Especially with his self-portraits. I mean, he might have been a jolly good painter - but he didn't half look like he's spent a few too many shifts hauling volatiles without the necessary PPE.
For some reason I've had less exposure to the work of Rembrandt, but having a look .... yup, yes. Right on.
Huh, I've been painting things completely backwards haha (lineart -> color in the lines -> refine).
I'll have to try the opposite approach sometime, this was fairly informative. I'd actually really like to see a post on doing the Starsector interaction images sometime, as large scale paintings are definitely an area I definitely need to improve on.
I don't think it's wrong at all to start from highly constructed line-art -- it's just not what
I do.
Part of why I've developed the approach I have is from not wanting to feel like I have to be attached to any previous decision made. It's not that I don't want to commit: quite the opposite, I want to commit to everything as it happens! AND I want to feel like I am able to revisit any previous commitment if I feel it will serve the work to do so.
Another thing I do that will drive people insane is I flatten the entire painting periodically (though I retain backup layers usually, though never return to them). When I was art directing, I had one of my artists do this to try to help him stop being paralyzed by questioning himself - he'd sit there with four different variations on a rendering and not be able to decide which one he wanted to use. I told him, no! Flatten those layers and force yourself to deal with the results! If you don't like it, re-draw it!

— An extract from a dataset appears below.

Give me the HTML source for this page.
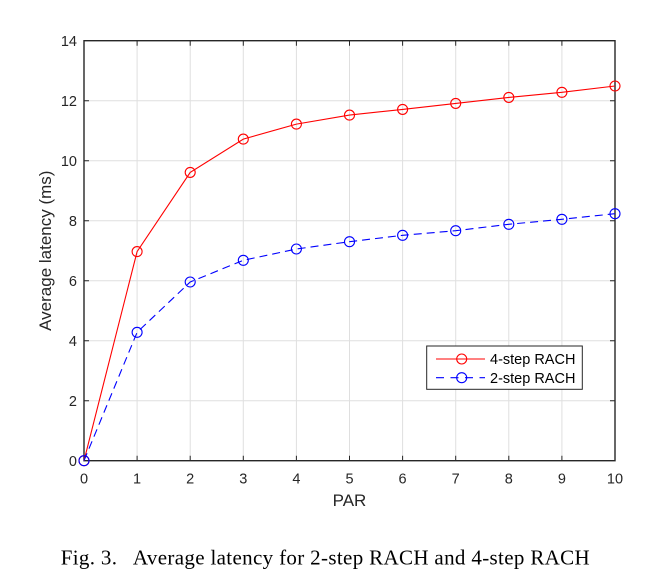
<!DOCTYPE html>
<html>
<head>
<meta charset="utf-8">
<style>
  html, body { margin: 0; padding: 0; background: #ffffff; }
  body { width: 648px; height: 586px; overflow: hidden; }
  svg { display: block; }
  .tick { font-family: "Liberation Sans", Arial, sans-serif; font-size: 14.5px; fill: #262626; }
  .lab { font-family: "Liberation Sans", Arial, sans-serif; font-size: 17px; fill: #262626; }
  .leg { font-family: "Liberation Sans", Arial, sans-serif; font-size: 14.5px; fill: #000; }
  .cap { font-family: "Liberation Serif", "Times New Roman", serif; font-size: 21px; fill: #000; }
</style>
</head>
<body>
<svg width="648" height="586" viewBox="0 0 648 586" xmlns="http://www.w3.org/2000/svg">
  <rect x="0" y="0" width="648" height="586" fill="#ffffff"/>
  <!-- grid -->
  <g stroke="#dfdfdf" stroke-width="1">
    <line x1="137.1" y1="40.7" x2="137.1" y2="460.7"/>
    <line x1="190.2" y1="40.7" x2="190.2" y2="460.7"/>
    <line x1="243.3" y1="40.7" x2="243.3" y2="460.7"/>
    <line x1="296.4" y1="40.7" x2="296.4" y2="460.7"/>
    <line x1="349.5" y1="40.7" x2="349.5" y2="460.7"/>
    <line x1="402.6" y1="40.7" x2="402.6" y2="460.7"/>
    <line x1="455.7" y1="40.7" x2="455.7" y2="460.7"/>
    <line x1="508.8" y1="40.7" x2="508.8" y2="460.7"/>
    <line x1="561.9" y1="40.7" x2="561.9" y2="460.7"/>
    <line x1="84" y1="400.7" x2="615" y2="400.7"/>
    <line x1="84" y1="340.7" x2="615" y2="340.7"/>
    <line x1="84" y1="280.7" x2="615" y2="280.7"/>
    <line x1="84" y1="220.7" x2="615" y2="220.7"/>
    <line x1="84" y1="160.7" x2="615" y2="160.7"/>
    <line x1="84" y1="100.7" x2="615" y2="100.7"/>
  </g>
  <!-- ticks -->
  <g stroke="#262626" stroke-width="1">
    <path d="M137.1 460.7v-5M190.2 460.7v-5M243.3 460.7v-5M296.4 460.7v-5M349.5 460.7v-5M402.6 460.7v-5M455.7 460.7v-5M508.8 460.7v-5M561.9 460.7v-5"/>
    <path d="M137.1 40.7v5M190.2 40.7v5M243.3 40.7v5M296.4 40.7v5M349.5 40.7v5M402.6 40.7v5M455.7 40.7v5M508.8 40.7v5M561.9 40.7v5"/>
    <path d="M84 400.7h5M84 340.7h5M84 280.7h5M84 220.7h5M84 160.7h5M84 100.7h5"/>
    <path d="M615 400.7h-5M615 340.7h-5M615 280.7h-5M615 220.7h-5M615 160.7h-5M615 100.7h-5"/>
  </g>
  <!-- axes box -->
  <rect x="84" y="40.7" width="531" height="420" fill="none" stroke="#262626" stroke-width="1.4"/>

  <!-- red series -->
  <polyline fill="none" stroke="#ff0000" stroke-width="1.1"
    points="84,460.7 137.1,251.6 190.2,172.4 243.3,139.1 296.4,124.1 349.5,115.1 402.6,109.4 455.7,103.4 508.8,97.4 561.9,92.3 615,86.0"/>
  <g fill="none" stroke="#ff0000" stroke-width="1.1">
    <circle cx="137.1" cy="251.6" r="5"/>
    <circle cx="190.2" cy="172.4" r="5"/>
    <circle cx="243.3" cy="139.1" r="5"/>
    <circle cx="296.4" cy="124.1" r="5"/>
    <circle cx="349.5" cy="115.1" r="5"/>
    <circle cx="402.6" cy="109.4" r="5"/>
    <circle cx="455.7" cy="103.4" r="5"/>
    <circle cx="508.8" cy="97.4" r="5"/>
    <circle cx="561.9" cy="92.3" r="5"/>
    <circle cx="615" cy="86.0" r="5"/>
    <circle cx="84" cy="460.7" r="5"/>
  </g>

  <!-- blue series -->
  <polyline fill="none" stroke="#0000ff" stroke-width="1.1" stroke-dasharray="8,5"
    points="84,460.7 137.1,332.3 190.2,282.0 243.3,260.3 296.4,249.0 349.5,241.7 402.6,235.3 455.7,230.7 508.8,224.3 561.9,219.3 615,213.7"/>
  <g fill="none" stroke="#0000ff" stroke-width="1.1">
    <circle cx="84" cy="460.7" r="5"/>
    <circle cx="137.1" cy="332.3" r="5"/>
    <circle cx="190.2" cy="282.0" r="5"/>
    <circle cx="243.3" cy="260.3" r="5"/>
    <circle cx="296.4" cy="249.0" r="5"/>
    <circle cx="349.5" cy="241.7" r="5"/>
    <circle cx="402.6" cy="235.3" r="5"/>
    <circle cx="455.7" cy="230.7" r="5"/>
    <circle cx="508.8" cy="224.3" r="5"/>
    <circle cx="561.9" cy="219.3" r="5"/>
    <circle cx="615" cy="213.7" r="5"/>
  </g>

  <!-- x tick labels -->
  <g class="tick" text-anchor="middle">
    <text x="84" y="483.5">0</text>
    <text x="137.1" y="483.5">1</text>
    <text x="190.2" y="483.5">2</text>
    <text x="243.3" y="483.5">3</text>
    <text x="296.4" y="483.5">4</text>
    <text x="349.5" y="483.5">5</text>
    <text x="402.6" y="483.5">6</text>
    <text x="455.7" y="483.5">7</text>
    <text x="508.8" y="483.5">8</text>
    <text x="561.9" y="483.5">9</text>
    <text x="615" y="483.5">10</text>
  </g>
  <!-- y tick labels -->
  <g class="tick" text-anchor="end">
    <text x="77" y="466">0</text>
    <text x="77" y="406">2</text>
    <text x="77" y="346">4</text>
    <text x="77" y="286">6</text>
    <text x="77" y="226">8</text>
    <text x="77" y="166">10</text>
    <text x="77" y="106">12</text>
    <text x="77" y="46">14</text>
  </g>

  <!-- axis labels -->
  <text class="lab" x="349.5" y="506" text-anchor="middle">PAR</text>
  <text class="lab" x="0" y="0" text-anchor="middle" transform="translate(51,250.7) rotate(-90)">Average latency (ms)</text>

  <!-- legend -->
  <rect x="426.7" y="346" width="155.6" height="43.3" fill="#ffffff" stroke="#262626" stroke-width="1"/>
  <line x1="436" y1="359" x2="485" y2="359" stroke="#ff0000" stroke-width="1.1"/>
  <circle cx="461.7" cy="359" r="5" fill="none" stroke="#ff0000" stroke-width="1.1"/>
  <line x1="436" y1="377.7" x2="485" y2="377.7" stroke="#0000ff" stroke-width="1.1" stroke-dasharray="8,6.5"/>
  <circle cx="461.7" cy="377.7" r="5" fill="none" stroke="#0000ff" stroke-width="1.1"/>
  <text class="leg" x="490" y="364.2">4-step RACH</text>
  <text class="leg" x="490" y="383">2-step RACH</text>

  <!-- caption -->
  <text class="cap" x="60.7" y="564.3" textLength="529" lengthAdjust="spacing" xml:space="preserve">Fig. 3.   Average latency for 2-step RACH and 4-step RACH</text>
</svg>
</body>
</html>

My thinking is: if ever I'm unhappy with part of the painting, I should be able to simply redraw it because I'm an artist and I have the artistic ability to do it. There is no perfection, and if one small part of the image feeling "perfect" keeps me from completing the entire image, it's better to remove that "perfection" because the point of creating a work is to make the whole of the work good, not some small perfect piece of it good.
As for an interaction illustration, hmm, we'll see!